By Eros I mean of course that state which we call ‘being in love’; or, if you prefer, that kind of love which lovers are ‘in’. Some readers may have been surprised when, in an earlier chapter, I described Affection as the love in which our experience seems to come closest to that of the animals. Surely, it might be asked, our sexual functions bring us equally close? This is quite true as regards human sexuality in general. But I am not going to be concerned with human sexuality simply as such. Sexuality makes part of our subject only when it becomes an ingredient in the complex state of ‘being in love’. That sexual experience can occur without Eros, without being ‘in love’, and that Eros includes other things besides sexual activity I take for granted.
Where a true Eros is present, resistance to his commands feels like apostasy, and what are really (by the Christian standard) temptations speak with the voice of duties—quasi-religious duties, acts of pious zeal to Love. He builds his own religion round the lovers. […]
It seems to sanction all sorts of actions they would not otherwise have dared. I do not mean solely, or chiefly, acts that violate chastity. They are just as likely to be acts of injustice or uncharity against the outer world. They will seem like proofs of piety and zeal towards Eros. The pair can say to one another in an almost sacrificial spirit, ‘It is for love’s sake that I have neglected my parents—left my children—cheated my partner—failed my friend at his greatest need.’

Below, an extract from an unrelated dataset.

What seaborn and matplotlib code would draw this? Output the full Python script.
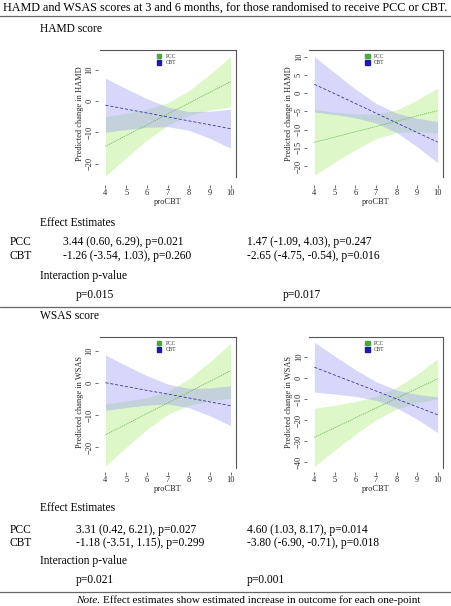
import numpy as np
import pandas as pd
import matplotlib.pyplot as plt
import matplotlib as mpl
import seaborn as sns
from matplotlib.patches import Patch
from matplotlib.lines import Line2D

# values (predicted change with 95% band)
procbt = [4, 5, 6, 7, 8, 9, 10]

# HAMD, 3 months
hamd3_pcc_fit = [-14.4, -10.96, -7.52, -4.08, -0.64, 2.8, 6.24]
hamd3_pcc_lo = [-23.9, -18.0, -12.4, -7.6, -4.6, -2.9, -1.8]
hamd3_pcc_hi = [-4.9, -3.9, -2.6, -0.5, 3.3, 8.5, 14.2]
hamd3_cbt_fit = [-1.3, -2.55, -3.8, -5.05, -6.3, -7.55, -8.8]
hamd3_cbt_lo = [-9.9, -9.05, -8.36, -8.16, -9.29, -11.86, -15.0]
hamd3_cbt_hi = [7.3, 3.95, 0.76, -1.94, -3.31, -3.24, -2.6]

# HAMD, 6 months
hamd6_pcc_fit = [-13.5, -12.05, -10.6, -9.15, -7.7, -6.25, -4.8]
hamd6_pcc_lo = [-22.5, -18.9, -15.5, -12.5, -10.8, -10.6, -11.0]
hamd6_pcc_hi = [-4.5, -5.2, -5.7, -5.8, -4.6, -1.9, 1.4]
hamd6_cbt_fit = [2.4, -0.2, -2.85, -5.5, -8.15, -10.8, -13.45]
hamd6_cbt_lo = [-5.2, -5.9, -6.8, -8.2, -10.8, -14.7, -19.1]
hamd6_cbt_hi = [10.0, 5.5, 1.1, -2.8, -5.5, -6.9, -7.8]

# WSAS, 3 months
wsas3_pcc_fit = [-16.2, -12.9, -9.55, -6.25, -2.9, 0.4, 3.7]
wsas3_pcc_lo = [-25.9, -20.05, -14.45, -9.8, -7.0, -5.65, -4.8]
wsas3_pcc_hi = [-6.5, -5.75, -4.65, -2.7, 1.2, 6.45, 12.2]
wsas3_cbt_fit = [0.0, -1.2, -2.4, -3.55, -4.75, -5.95, -7.15]
wsas3_cbt_lo = [-8.6, -7.7, -6.95, -6.65, -7.75, -10.25, -13.35]
wsas3_cbt_hi = [8.6, 5.3, 2.15, -0.45, -1.75, -1.65, -0.95]

# WSAS, 6 months
wsas6_pcc_fit = [-28.2, -23.6, -18.95, -14.35, -9.7, -5.1, -0.5]
wsas6_pcc_lo = [-42.0, -34.2, -26.7, -19.9, -14.8, -11.85, -10.0]
wsas6_pcc_hi = [-14.4, -13.0, -11.2, -8.8, -4.6, 1.65, 9.0]
wsas6_cbt_fit = [5.0, 1.25, -2.5, -6.25, -10.0, -13.75, -17.5]
wsas6_cbt_lo = [-6.8, -7.7, -8.85, -10.65, -14.2, -19.65, -25.95]
wsas6_cbt_hi = [16.8, 10.2, 3.85, -1.85, -5.8, -7.85, -9.05]

# table text
hamd_pcc_est = ["3.44 (0.60, 6.29), p=0.021", "1.47 (-1.09, 4.03), p=0.247"]
hamd_cbt_est = ["-1.26 (-3.54, 1.03), p=0.260", "-2.65 (-4.75, -0.54), p=0.016"]
hamd_inter_p = ["p=0.015", "p=0.017"]
wsas_pcc_est = ["3.31 (0.42, 6.21), p=0.027", "4.60 (1.03, 8.17), p=0.014"]
wsas_cbt_est = ["-1.18 (-3.51, 1.15), p=0.299", "-3.80 (-6.90, -0.71), p=0.018"]
wsas_inter_p = ["p=0.021", "p=0.001"]

sns.set_theme(style='white')
plt.rcParams['font.family'] = ['Liberation Serif', 'DejaVu Serif']

W, H = 451, 606
fig = plt.figure(figsize=(W / 100, H / 100), dpi=100)

pcc_fill, cbt_fill = '#b8f08c', '#a0a0f5'
pcc_line, cbt_line = '#62b452', '#2a2a9c'
AX_FS = 6


def box(x0, y0, x1, y1):
    return [x0 / W, 1 - y1 / H, (x1 - x0) / W, (y1 - y0) / H]


def panel(rect, pcc, cbt, outcome, yticks, ylim, xoff):
    ax = fig.add_axes(rect)
    ax.fill_between(procbt, pcc[1], pcc[2], color=pcc_fill, alpha=0.48, lw=0)
    ax.fill_between(procbt, cbt[1], cbt[2], color=cbt_fill, alpha=0.42, lw=0)
    df = pd.DataFrame({'proCBT': procbt * 2,
                       'fit': pcc[0] + cbt[0],
                       'group': ['PCC'] * 7 + ['CBT'] * 7})
    sns.lineplot(data=df, x='proCBT', y='fit', hue='group', style='group',
                 palette={'PCC': pcc_line, 'CBT': cbt_line},
                 dashes={'PCC': (1.5, 1.2), 'CBT': (4, 2.5)},
                 lw=0.55, legend=False, ax=ax)
    ax.set_xlim(3.74, 10.26)
    ax.set_ylim(*ylim)
    ax.set_xticks(procbt)
    ax.set_yticks(yticks)
    for s in ['left', 'bottom']:
        ax.spines[s].set_visible(False)
    for s in ['top', 'right']:
        ax.spines[s].set_color('#555555')
        ax.spines[s].set_linewidth(0.8)
    ax.spines['bottom'].set_position(('outward', xoff))
    ax.spines['left'].set_position(('outward', 1.5))
    ax.tick_params(axis='x', bottom=True, length=2, width=0.5, pad=0.8,
                   labelsize=AX_FS, color='#333333')
    ax.tick_params(axis='y', left=True, length=2, width=0.5, pad=1,
                   labelsize=AX_FS, labelrotation=90, color='#333333')
    for lab in ax.get_yticklabels():
        lab.set_va('center')
    ax.set_xlabel('proCBT', fontsize=AX_FS, labelpad=1)
    ax.set_ylabel('Predicted change in ' + outcome, fontsize=AX_FS, labelpad=1.5)
    handles = [Patch(color='#4aa83c', label='PCC'), Patch(color='#1c1ca8', label='CBT')]
    ax.legend(handles=handles, loc='upper left', bbox_to_anchor=(0.39, 1.0),
              frameon=False, fontsize=4, handlelength=0.8, handleheight=0.8,
              labelspacing=0.25, handletextpad=0.8, borderaxespad=0.3)
    return ax


panel(box(100, 50, 236, 177), (hamd3_pcc_fit, hamd3_pcc_lo, hamd3_pcc_hi),
      (hamd3_cbt_fit, hamd3_cbt_lo, hamd3_cbt_hi), 'HAMD', [-20, -10, 0, 10], (-24.2, 16.3), 5.5)
panel(box(309, 50, 443, 177), (hamd6_pcc_fit, hamd6_pcc_lo, hamd6_pcc_hi),
      (hamd6_cbt_fit, hamd6_cbt_lo, hamd6_cbt_hi), 'HAMD', [-20, -15, -10, -5, 0, 5, 10], (-23.0, 11.8), 5.5)
panel(box(100, 337, 236, 468), (wsas3_pcc_fit, wsas3_pcc_lo, wsas3_pcc_hi),
      (wsas3_cbt_fit, wsas3_cbt_lo, wsas3_cbt_hi), 'WSAS', [-20, -10, 0, 10], (-26.5, 14.2), 3)
panel(box(309, 337, 443, 468), (wsas6_pcc_fit, wsas6_pcc_lo, wsas6_pcc_hi),
      (wsas6_cbt_fit, wsas6_cbt_lo, wsas6_cbt_hi), 'WSAS', [-40, -30, -20, -10, 0, 10], (-42.7, 19.3), 3)

FS = 8.3


def txt(x, y, s, size=FS, **kw):
    fig.text(x / W, 1 - y / H, s, va='center', fontsize=size, color='black', **kw)


def hline(y):
    fig.add_artist(Line2D([0, 1], [1 - y / H] * 2, transform=fig.transFigure,
                          color='#666666', lw=0.9))


txt(3, 7.5, 'HAMD and WSAS scores at 3 and 6 months, for those randomised to receive PCC or CBT.', size=8.7)
hline(16)
txt(40, 29, 'HAMD score')

txt(40, 223, 'Effect Estimates')
txt(10, 242, 'PCC')
txt(10, 256, 'CBT')
txt(63, 242, hamd_pcc_est[0])
txt(247, 242, hamd_pcc_est[1])
txt(63, 256, hamd_cbt_est[0])
txt(247, 256, hamd_cbt_est[1])
txt(40, 276, 'Interaction p-value')
txt(76, 295, hamd_inter_p[0])
txt(283, 295, hamd_inter_p[1])
hline(307)
txt(40, 316, 'WSAS score')

txt(40, 508, 'Effect Estimates')
txt(10, 530, 'PCC')
txt(10, 543, 'CBT')
txt(76, 530, wsas_pcc_est[0])
txt(247, 530, wsas_pcc_est[1])
txt(76, 543, wsas_cbt_est[0])
txt(247, 543, wsas_cbt_est[1])
txt(40, 561, 'Interaction p-value')
txt(76, 580, wsas_inter_p[0])
txt(247, 580, wsas_inter_p[1])
hline(592)
txt(76, 600.5, 'Note.', size=8.1, style='italic')
txt(103, 600.5, 'Effect estimates show estimated increase in outcome for each one-point', size=8.0)

fig.savefig('out.png', dpi=100)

There is no escape along the lines St Augustine suggests. Nor along any other lines. There is no safe investment. To love at all is to be vulnerable. Love anything, and your heart will certainly be wrung and possibly be broken. If you want to make sure of keeping it intact, you must give your heart to no one, not even to an animal. Wrap it carefully round with hobbies and little luxuries; avoid all entanglements; lock it up safe in the casket or coffin of your selfishness. But in that casket—safe, dark, motionless, airless—it will change. It will not be broken; it will become unbreakable, impenetrable, irredeemable.